Le lâcher de neuf volatiles vendredi a été rendu possible par une ordonnance rendue en ce sens par le tribunal administratif de Nancy, qui a rejeté la demande de suspension de l'arrêté préfectoral autorisant ce projet. Le président du tribunal, Sébastien Davesne, avait relevé la veille une situation "au moins en apparence paradoxale" avec "des associations de défense des animaux qui s’opposent à la réintroduction" du grand tétras.

Les cinq associations ayant déposé ce recours en référé-suspension estiment que ce lâcher est coûteux, inutile et néfaste pour les oiseaux. Les détracteurs du projet jugent en effet qu'il s'agit d'une "opération de communication" de la part du parc naturel qui vise à "verdir" ses activités tout en renforçant le tourisme dans la région. 

Jointe par TF1 Info, la direction du parc n'a pas souhaité davantage commenter : "Ce qui nous importe, ce sont les oiseaux" qui ont besoin de "sérénité" justifiant donc "le silence".

Pour la justice, il n'y a pas "d'atteinte grave"

Dans son ordonnance, que TF1 a pu consulter, le juge estime que la requête des associations ne remplit pas de caractère urgent :  le lâcher n'est "pas susceptible de porter une atteinte suffisamment grave à la protection des oiseaux (...) eu égard au nombre très limité d'oiseaux", écrit-il notamment. 

Le magistrat relève également que cette opération a été conçue "par une équipe vétérinaire expérimentée", soulignant que "le taux de mortalité lors de telles opérations est faible". 

Pour lui, il n'est pas non plus établi que les lâchers induiraient des atteintes graves à l'environnement. Enfin, la justice a conclu que cette réintroduction répondait à "un motif d'intérêt général" de préservation de la biodiversité en "évitant la disparition prochaine de cette espèce dans ce massif". 

Des scientifiques contre cette réintroduction de l'oiseau dans les Vosges

Mais cette réintroduction permettra-t-elle vraiment d'empêcher ce destin funeste ? Les associations en doutent et elles ne sont pas les seules. En février 2023, le conseil scientifique régional du patrimoine naturel du Grand Est (CSRPN) et le Conseil national de protection de la nature ont rendu des avis défavorables au projet de réintroduction.

La consultation publique organisée par la Direction régionale de l'environnement, de l'aménagement et du logement a également conduit au même résultat, les avis recueillis étant majoritairement contre. 
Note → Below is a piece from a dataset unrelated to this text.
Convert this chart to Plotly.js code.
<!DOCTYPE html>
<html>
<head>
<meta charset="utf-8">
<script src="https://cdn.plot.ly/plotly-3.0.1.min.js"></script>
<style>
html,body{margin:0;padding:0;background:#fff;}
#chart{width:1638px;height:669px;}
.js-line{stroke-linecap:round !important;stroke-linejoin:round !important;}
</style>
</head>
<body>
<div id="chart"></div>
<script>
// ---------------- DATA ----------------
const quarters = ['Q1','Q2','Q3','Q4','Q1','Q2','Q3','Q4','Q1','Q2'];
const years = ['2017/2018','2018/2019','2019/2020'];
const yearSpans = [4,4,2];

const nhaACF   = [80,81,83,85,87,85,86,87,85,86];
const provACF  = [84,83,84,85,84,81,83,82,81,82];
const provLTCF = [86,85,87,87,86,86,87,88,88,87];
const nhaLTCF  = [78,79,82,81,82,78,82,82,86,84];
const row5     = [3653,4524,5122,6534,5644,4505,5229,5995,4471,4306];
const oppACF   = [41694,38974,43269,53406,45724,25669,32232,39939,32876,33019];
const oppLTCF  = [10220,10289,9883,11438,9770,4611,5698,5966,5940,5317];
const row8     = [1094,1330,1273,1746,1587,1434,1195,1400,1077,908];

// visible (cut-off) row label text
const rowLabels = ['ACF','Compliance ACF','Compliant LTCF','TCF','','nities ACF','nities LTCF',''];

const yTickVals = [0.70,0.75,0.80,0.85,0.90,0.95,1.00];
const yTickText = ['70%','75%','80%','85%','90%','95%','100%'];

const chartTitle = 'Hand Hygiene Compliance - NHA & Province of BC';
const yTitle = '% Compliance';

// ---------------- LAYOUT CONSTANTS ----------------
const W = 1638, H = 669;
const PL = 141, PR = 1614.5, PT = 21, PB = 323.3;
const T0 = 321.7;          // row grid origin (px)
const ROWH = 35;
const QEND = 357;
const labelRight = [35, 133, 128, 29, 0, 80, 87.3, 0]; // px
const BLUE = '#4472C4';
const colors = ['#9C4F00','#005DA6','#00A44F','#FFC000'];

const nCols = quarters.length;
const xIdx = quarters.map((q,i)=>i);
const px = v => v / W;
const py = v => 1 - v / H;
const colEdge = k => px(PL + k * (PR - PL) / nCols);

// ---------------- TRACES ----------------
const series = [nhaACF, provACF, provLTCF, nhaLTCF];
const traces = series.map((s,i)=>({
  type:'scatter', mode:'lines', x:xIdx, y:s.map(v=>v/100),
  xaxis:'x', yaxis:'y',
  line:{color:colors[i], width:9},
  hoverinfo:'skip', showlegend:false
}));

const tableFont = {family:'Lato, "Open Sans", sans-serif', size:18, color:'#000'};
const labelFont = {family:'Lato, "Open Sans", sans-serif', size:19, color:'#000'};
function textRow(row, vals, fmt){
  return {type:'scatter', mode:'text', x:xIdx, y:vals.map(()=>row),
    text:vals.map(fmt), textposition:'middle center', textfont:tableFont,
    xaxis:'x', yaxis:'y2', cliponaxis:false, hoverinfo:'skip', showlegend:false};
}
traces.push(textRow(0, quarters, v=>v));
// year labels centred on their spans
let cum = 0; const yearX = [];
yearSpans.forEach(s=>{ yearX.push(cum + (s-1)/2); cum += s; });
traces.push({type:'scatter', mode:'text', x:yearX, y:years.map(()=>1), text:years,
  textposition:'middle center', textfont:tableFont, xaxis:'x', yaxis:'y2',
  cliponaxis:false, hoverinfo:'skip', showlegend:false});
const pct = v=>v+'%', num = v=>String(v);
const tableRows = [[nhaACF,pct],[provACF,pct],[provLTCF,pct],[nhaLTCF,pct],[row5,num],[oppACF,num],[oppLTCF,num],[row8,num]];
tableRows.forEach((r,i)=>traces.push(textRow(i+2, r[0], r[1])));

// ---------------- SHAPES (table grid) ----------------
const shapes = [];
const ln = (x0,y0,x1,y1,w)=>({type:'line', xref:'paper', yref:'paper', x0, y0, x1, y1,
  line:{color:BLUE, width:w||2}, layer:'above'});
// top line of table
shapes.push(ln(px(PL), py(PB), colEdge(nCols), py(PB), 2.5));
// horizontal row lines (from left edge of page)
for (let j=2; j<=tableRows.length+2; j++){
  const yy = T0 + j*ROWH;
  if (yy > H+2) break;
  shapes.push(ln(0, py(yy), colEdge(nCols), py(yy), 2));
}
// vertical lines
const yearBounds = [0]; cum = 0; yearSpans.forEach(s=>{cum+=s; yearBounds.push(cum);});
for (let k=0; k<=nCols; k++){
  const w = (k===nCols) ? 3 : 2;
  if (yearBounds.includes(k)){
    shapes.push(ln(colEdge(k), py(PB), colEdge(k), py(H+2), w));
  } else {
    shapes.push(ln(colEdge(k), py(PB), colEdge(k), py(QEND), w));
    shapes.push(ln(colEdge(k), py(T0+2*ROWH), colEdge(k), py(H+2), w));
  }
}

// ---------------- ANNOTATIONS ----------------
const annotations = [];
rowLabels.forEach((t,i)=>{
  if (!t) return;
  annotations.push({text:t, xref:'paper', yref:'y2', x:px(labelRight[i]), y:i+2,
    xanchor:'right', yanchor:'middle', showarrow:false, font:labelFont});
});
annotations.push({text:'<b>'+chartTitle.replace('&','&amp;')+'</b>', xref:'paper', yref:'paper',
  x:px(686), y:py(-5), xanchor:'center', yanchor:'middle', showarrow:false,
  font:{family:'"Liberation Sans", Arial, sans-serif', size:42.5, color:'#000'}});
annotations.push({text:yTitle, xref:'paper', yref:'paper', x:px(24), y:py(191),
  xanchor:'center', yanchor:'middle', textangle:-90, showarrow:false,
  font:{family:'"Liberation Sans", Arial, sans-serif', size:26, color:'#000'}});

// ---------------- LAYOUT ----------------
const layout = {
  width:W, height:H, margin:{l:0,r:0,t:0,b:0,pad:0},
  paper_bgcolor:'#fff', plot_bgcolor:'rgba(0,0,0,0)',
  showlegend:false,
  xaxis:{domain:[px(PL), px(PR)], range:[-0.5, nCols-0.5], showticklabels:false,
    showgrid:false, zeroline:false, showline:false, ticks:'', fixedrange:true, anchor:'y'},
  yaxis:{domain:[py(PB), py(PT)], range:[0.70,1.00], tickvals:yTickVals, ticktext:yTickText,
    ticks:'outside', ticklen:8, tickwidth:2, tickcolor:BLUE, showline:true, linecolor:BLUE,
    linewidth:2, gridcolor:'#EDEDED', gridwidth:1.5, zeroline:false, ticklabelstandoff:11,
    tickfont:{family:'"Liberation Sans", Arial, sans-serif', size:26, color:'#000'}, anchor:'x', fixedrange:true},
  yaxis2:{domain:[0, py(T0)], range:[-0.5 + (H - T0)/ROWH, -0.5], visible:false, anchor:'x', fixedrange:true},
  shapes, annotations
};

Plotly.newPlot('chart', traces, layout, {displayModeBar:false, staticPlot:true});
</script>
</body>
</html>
À l'appui de leur position, les scientifiques considèrent qu'avec trois ou quatre oiseaux encore présents dans les Vosges, la population des grands tétras dans ce massif peut être considérée comme "virtuellement éteinte", s'interrogeant sur l'opportunité de réintroduire les volatiles alors que les pressions sur leurs habitats existent toujours. 
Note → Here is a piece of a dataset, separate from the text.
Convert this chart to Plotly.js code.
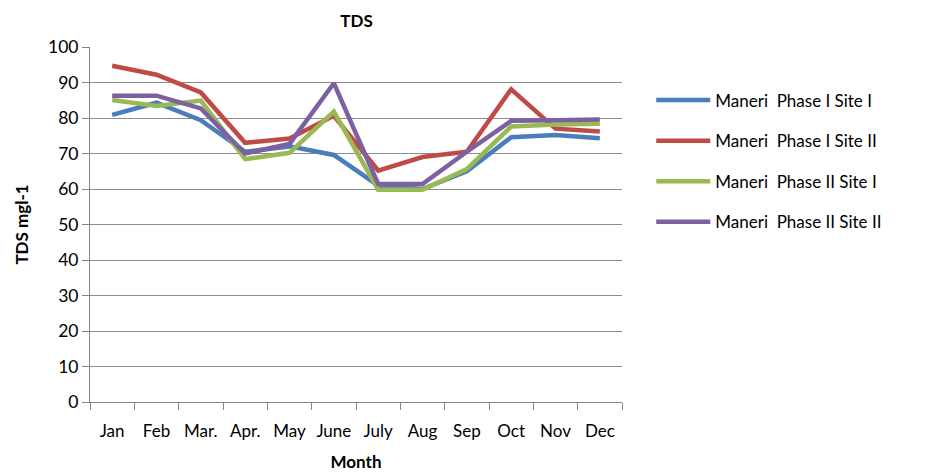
<!DOCTYPE html>
<html><head><meta charset="utf-8">
<script src="https://cdn.plot.ly/plotly-3.0.1.min.js"></script>
<style>body{margin:0;padding:0;background:#fff}#chart{width:931px;height:474px}</style>
</head><body><div id="chart"></div>
<script>
const months = ["Jan","Feb","Mar.","Apr.","May","June","July","Aug","Sep","Oct","Nov","Dec"];
const seriesNames = ["Maneri  Phase I Site I","Maneri  Phase I Site II","Maneri  Phase II Site I","Maneri  Phase II Site II"];
const p1s1 = [80.9, 84.3, 79.4, 70.5, 72.0, 69.6, 61.0, 60.0, 65.0, 74.6, 75.2, 74.3];
const p1s2 = [94.7, 92.2, 87.2, 73.0, 74.2, 80.6, 65.2, 69.0, 70.5, 88.1, 77.0, 76.2];
const p2s1 = [85.1, 83.4, 84.9, 68.4, 70.2, 81.8, 59.8, 59.8, 65.6, 77.6, 78.2, 78.4];
const p2s2 = [86.3, 86.3, 82.7, 70.0, 72.7, 89.8, 61.4, 61.4, 70.5, 79.2, 79.4, 79.6];
const allSeries = [p1s1, p1s2, p2s1, p2s2];
const colors = ["#4A7EBB","#BE4B48","#98B954","#7D60A0"];
const font = "Lato, 'Open Sans', sans-serif";
const traces = allSeries.map((s,i)=>({
  x: months, y: s, type:"scatter", mode:"lines", name: seriesNames[i],
  legendgroup: "g"+i,
  line:{color:colors[i], width:4.5}
}));
const layout = {
  width:931, height:474,
  margin:{l:90, r:309, t:47, b:72},
  paper_bgcolor:"#fff", plot_bgcolor:"#fff",
  font:{family:font, size:17, color:"#000"},
  title:{text:"<b>TDS</b>", font:{family:font, size:17, color:"#000"}, x:0.383, xanchor:"center", y:0.955, yanchor:"middle"},
  xaxis:{
    type:"category", range:[-0.5,11.5], showgrid:false, zeroline:false,
    showline:true, linecolor:"#868686", linewidth:1,
    ticks:"outside", tickson:"boundaries", ticklen:7, tickcolor:"#868686",
    ticklabelstandoff:14, tickangle:0,
    tickfont:{family:font, size:17, color:"#000"},
    title:{text:"<b>Month</b>", font:{family:font, size:17, color:"#000"}, standoff:15}
  },
  yaxis:{
    range:[0,100], dtick:10, showgrid:true, gridcolor:"#8c8c8c", gridwidth:1,
    zeroline:false, showline:true, linecolor:"#868686", linewidth:1,
    ticks:"outside", ticklen:7, tickcolor:"#868686",
    tickfont:{family:font, size:17.5, color:"#000"},
    title:{text:"<b>TDS mgl-1</b>", font:{family:font, size:17, color:"#000"}, standoff:15}
  },
  showlegend:true,
  legend:{x:1.055, xanchor:"left", y:0.9, yanchor:"top", tracegroupgap:15.5, itemwidth:54,
    font:{family:font, size:17, color:"#000"}, bgcolor:"rgba(0,0,0,0)"}
};
Plotly.newPlot("chart", traces, layout, {displayModeBar:false, staticPlot:true});
</script></body></html>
Celles-ci sont listées dans l'avis du CSRPN :  "changements climatiques, habitats favorables très insuffisants, fragmentation et rupture des corridors, dérangements humains, dérive génétique, pression de prédation et collisions avec des infrastructures type ligne HT, câbles remontés de ski et clôtures."

Malgré tout, la préfecture des Vosges avait donné un avis favorable au projet mi-avril. "Nous ne sommes pas opposés, évidemment, à la réintroduction du grand tétras, mais on ne peut pas réintroduire un animal sauvage dans un territoire d'où il vient de disparaitre pour des raisons qui sont liées à la dégradation de ce territoire", avait expliqué à l'époque Dominique Humbert.

Le dossier n'est pas clos : la justice administrative doit encore se prononcer sur le fond du dossier dans les mois qui viennent. D'ici là, les associations appellent à "un dialogue sur le fond" et à "une relecture critique du projet", le tout "sous la présidence d'une institution et/ou d'une personnalité incontestable".